## [WRITTEN PROBLEM]
Print the entries that appear below, exactly as written and without their pictures.

## [SUPPLIED RECORDS]
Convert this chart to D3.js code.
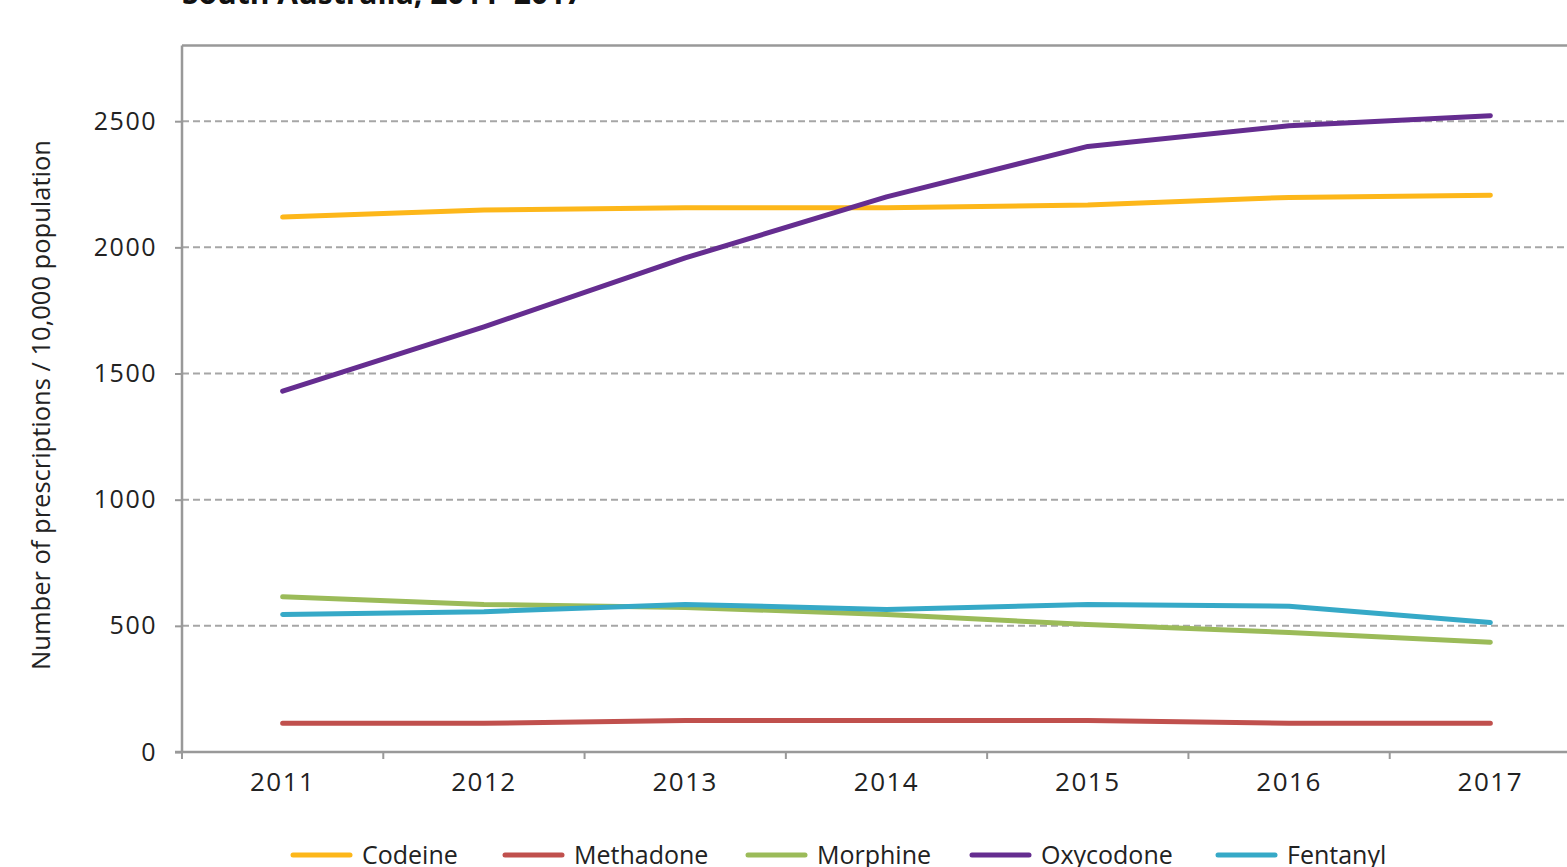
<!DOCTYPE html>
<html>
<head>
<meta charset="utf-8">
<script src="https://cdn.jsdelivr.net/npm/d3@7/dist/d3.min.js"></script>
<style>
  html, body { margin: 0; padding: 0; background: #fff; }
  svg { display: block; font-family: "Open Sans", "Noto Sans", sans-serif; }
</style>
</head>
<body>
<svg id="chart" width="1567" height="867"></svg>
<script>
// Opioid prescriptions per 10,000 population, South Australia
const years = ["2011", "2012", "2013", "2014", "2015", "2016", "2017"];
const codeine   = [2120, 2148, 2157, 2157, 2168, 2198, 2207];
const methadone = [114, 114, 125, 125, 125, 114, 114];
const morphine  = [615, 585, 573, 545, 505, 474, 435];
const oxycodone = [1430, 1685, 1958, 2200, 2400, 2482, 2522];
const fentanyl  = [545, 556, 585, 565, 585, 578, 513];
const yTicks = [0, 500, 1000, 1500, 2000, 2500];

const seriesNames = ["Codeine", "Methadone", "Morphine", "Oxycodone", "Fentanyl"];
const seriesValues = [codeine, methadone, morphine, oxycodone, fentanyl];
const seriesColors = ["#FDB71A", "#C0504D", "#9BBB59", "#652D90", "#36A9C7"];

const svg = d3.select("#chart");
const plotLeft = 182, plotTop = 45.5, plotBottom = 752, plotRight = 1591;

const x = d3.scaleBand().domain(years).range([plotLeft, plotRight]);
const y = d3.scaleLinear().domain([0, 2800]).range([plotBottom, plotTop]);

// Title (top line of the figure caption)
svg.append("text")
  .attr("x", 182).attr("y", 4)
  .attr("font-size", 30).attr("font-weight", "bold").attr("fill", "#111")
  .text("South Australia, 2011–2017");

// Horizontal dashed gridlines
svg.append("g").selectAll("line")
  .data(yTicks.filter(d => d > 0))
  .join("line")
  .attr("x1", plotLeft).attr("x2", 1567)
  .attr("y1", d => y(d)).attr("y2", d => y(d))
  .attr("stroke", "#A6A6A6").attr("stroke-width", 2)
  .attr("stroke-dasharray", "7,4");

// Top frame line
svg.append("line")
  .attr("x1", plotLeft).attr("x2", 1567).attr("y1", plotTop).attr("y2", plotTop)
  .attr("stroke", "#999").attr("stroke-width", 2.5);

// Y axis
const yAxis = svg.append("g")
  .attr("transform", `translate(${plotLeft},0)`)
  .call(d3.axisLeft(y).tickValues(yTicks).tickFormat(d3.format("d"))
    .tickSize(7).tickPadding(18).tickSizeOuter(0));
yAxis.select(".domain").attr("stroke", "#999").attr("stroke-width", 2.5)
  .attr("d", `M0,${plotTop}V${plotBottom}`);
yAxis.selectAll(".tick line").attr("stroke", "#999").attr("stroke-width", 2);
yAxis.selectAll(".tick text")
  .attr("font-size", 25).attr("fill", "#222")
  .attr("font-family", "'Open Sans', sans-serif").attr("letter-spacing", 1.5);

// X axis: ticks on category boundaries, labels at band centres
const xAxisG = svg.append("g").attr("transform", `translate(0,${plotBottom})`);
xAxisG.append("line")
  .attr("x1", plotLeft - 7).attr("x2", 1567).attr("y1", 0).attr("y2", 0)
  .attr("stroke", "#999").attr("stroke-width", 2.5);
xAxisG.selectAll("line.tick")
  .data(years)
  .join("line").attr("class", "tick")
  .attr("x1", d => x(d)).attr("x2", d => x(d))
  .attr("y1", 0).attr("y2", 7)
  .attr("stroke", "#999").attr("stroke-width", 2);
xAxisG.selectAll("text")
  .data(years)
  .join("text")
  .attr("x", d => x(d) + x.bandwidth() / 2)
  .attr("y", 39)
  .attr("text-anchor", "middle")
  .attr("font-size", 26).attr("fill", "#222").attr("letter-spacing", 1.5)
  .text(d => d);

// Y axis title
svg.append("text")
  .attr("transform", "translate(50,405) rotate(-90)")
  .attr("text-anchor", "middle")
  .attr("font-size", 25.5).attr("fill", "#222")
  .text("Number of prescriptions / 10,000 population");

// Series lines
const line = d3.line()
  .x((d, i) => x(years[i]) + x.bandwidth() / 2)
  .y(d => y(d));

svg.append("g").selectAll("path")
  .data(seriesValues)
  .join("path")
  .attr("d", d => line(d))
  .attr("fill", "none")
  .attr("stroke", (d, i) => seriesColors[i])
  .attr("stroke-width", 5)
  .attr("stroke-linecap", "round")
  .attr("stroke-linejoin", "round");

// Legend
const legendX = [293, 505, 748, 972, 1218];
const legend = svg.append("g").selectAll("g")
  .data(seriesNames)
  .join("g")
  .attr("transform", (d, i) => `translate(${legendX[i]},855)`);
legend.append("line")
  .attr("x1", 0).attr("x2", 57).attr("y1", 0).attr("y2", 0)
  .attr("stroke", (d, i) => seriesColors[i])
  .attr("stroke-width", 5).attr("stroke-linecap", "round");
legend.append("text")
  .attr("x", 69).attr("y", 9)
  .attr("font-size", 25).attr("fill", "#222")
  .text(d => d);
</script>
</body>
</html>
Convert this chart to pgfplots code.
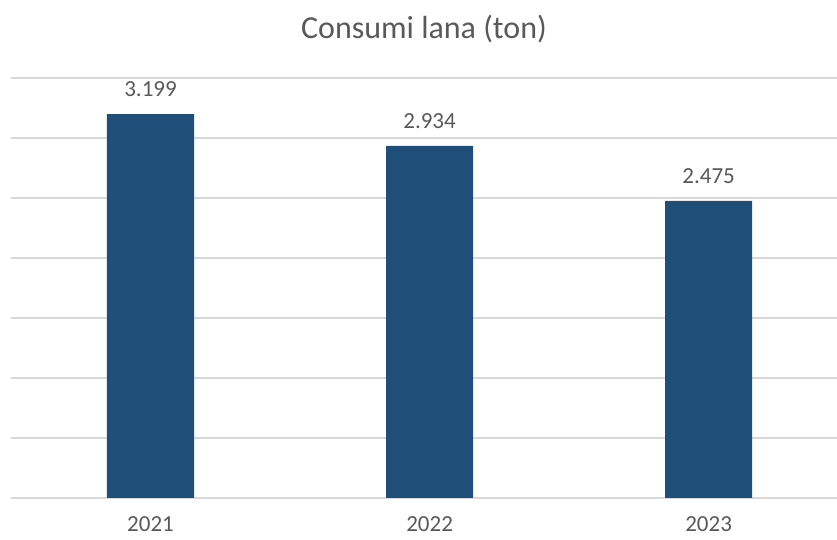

## [RESULT OF THIS TASK]
Convert this chart to D3.js code.
<!DOCTYPE html>
<html>
<head>
<meta charset="utf-8">
<script src="https://cdn.jsdelivr.net/npm/d3@7/dist/d3.min.js"></script>
<style>
  html, body { margin: 0; padding: 0; background: #fff; }
  svg { display: block; font-family: "Open Sans", "Noto Sans", sans-serif; }
</style>
</head>
<body>
<svg id="chart" width="1567" height="867"></svg>
<script>
// Opioid prescriptions per 10,000 population, South Australia
const years = ["2011", "2012", "2013", "2014", "2015", "2016", "2017"];
const codeine   = [2120, 2148, 2157, 2157, 2168, 2198, 2207];
const methadone = [114, 114, 125, 125, 125, 114, 114];
const morphine  = [615, 585, 573, 545, 505, 474, 435];
const oxycodone = [1430, 1685, 1958, 2200, 2400, 2482, 2522];
const fentanyl  = [545, 556, 585, 565, 585, 578, 513];
const yTicks = [0, 500, 1000, 1500, 2000, 2500];

const seriesNames = ["Codeine", "Methadone", "Morphine", "Oxycodone", "Fentanyl"];
const seriesValues = [codeine, methadone, morphine, oxycodone, fentanyl];
const seriesColors = ["#FDB71A", "#C0504D", "#9BBB59", "#652D90", "#36A9C7"];

const svg = d3.select("#chart");
const plotLeft = 182, plotTop = 45.5, plotBottom = 752, plotRight = 1591;

const x = d3.scaleBand().domain(years).range([plotLeft, plotRight]);
const y = d3.scaleLinear().domain([0, 2800]).range([plotBottom, plotTop]);

// Title (top line of the figure caption)
svg.append("text")
  .attr("x", 182).attr("y", 4)
  .attr("font-size", 30).attr("font-weight", "bold").attr("fill", "#111")
  .text("South Australia, 2011–2017");

// Horizontal dashed gridlines
svg.append("g").selectAll("line")
  .data(yTicks.filter(d => d > 0))
  .join("line")
  .attr("x1", plotLeft).attr("x2", 1567)
  .attr("y1", d => y(d)).attr("y2", d => y(d))
  .attr("stroke", "#A6A6A6").attr("stroke-width", 2)
  .attr("stroke-dasharray", "7,4");

// Top frame line
svg.append("line")
  .attr("x1", plotLeft).attr("x2", 1567).attr("y1", plotTop).attr("y2", plotTop)
  .attr("stroke", "#999").attr("stroke-width", 2.5);

// Y axis
const yAxis = svg.append("g")
  .attr("transform", `translate(${plotLeft},0)`)
  .call(d3.axisLeft(y).tickValues(yTicks).tickFormat(d3.format("d"))
    .tickSize(7).tickPadding(18).tickSizeOuter(0));
yAxis.select(".domain").attr("stroke", "#999").attr("stroke-width", 2.5)
  .attr("d", `M0,${plotTop}V${plotBottom}`);
yAxis.selectAll(".tick line").attr("stroke", "#999").attr("stroke-width", 2);
yAxis.selectAll(".tick text")
  .attr("font-size", 25).attr("fill", "#222")
  .attr("font-family", "'Open Sans', sans-serif").attr("letter-spacing", 1.5);

// X axis: ticks on category boundaries, labels at band centres
const xAxisG = svg.append("g").attr("transform", `translate(0,${plotBottom})`);
xAxisG.append("line")
  .attr("x1", plotLeft - 7).attr("x2", 1567).attr("y1", 0).attr("y2", 0)
  .attr("stroke", "#999").attr("stroke-width", 2.5);
xAxisG.selectAll("line.tick")
  .data(years)
  .join("line").attr("class", "tick")
  .attr("x1", d => x(d)).attr("x2", d => x(d))
  .attr("y1", 0).attr("y2", 7)
  .attr("stroke", "#999").attr("stroke-width", 2);
xAxisG.selectAll("text")
  .data(years)
  .join("text")
  .attr("x", d => x(d) + x.bandwidth() / 2)
  .attr("y", 39)
  .attr("text-anchor", "middle")
  .attr("font-size", 26).attr("fill", "#222").attr("letter-spacing", 1.5)
  .text(d => d);

// Y axis title
svg.append("text")
  .attr("transform", "translate(50,405) rotate(-90)")
  .attr("text-anchor", "middle")
  .attr("font-size", 25.5).attr("fill", "#222")
  .text("Number of prescriptions / 10,000 population");

// Series lines
const line = d3.line()
  .x((d, i) => x(years[i]) + x.bandwidth() / 2)
  .y(d => y(d));

svg.append("g").selectAll("path")
  .data(seriesValues)
  .join("path")
  .attr("d", d => line(d))
  .attr("fill", "none")
  .attr("stroke", (d, i) => seriesColors[i])
  .attr("stroke-width", 5)
  .attr("stroke-linecap", "round")
  .attr("stroke-linejoin", "round");

// Legend
const legendX = [293, 505, 748, 972, 1218];
const legend = svg.append("g").selectAll("g")
  .data(seriesNames)
  .join("g")
  .attr("transform", (d, i) => `translate(${legendX[i]},855)`);
legend.append("line")
  .attr("x1", 0).attr("x2", 57).attr("y1", 0).attr("y2", 0)
  .attr("stroke", (d, i) => seriesColors[i])
  .attr("stroke-width", 5).attr("stroke-linecap", "round");
legend.append("text")
  .attr("x", 69).attr("y", 9)
  .attr("font-size", 25).attr("fill", "#222")
  .text(d => d);
</script>
</body>
</html>
Convert this chart to pgfplots code.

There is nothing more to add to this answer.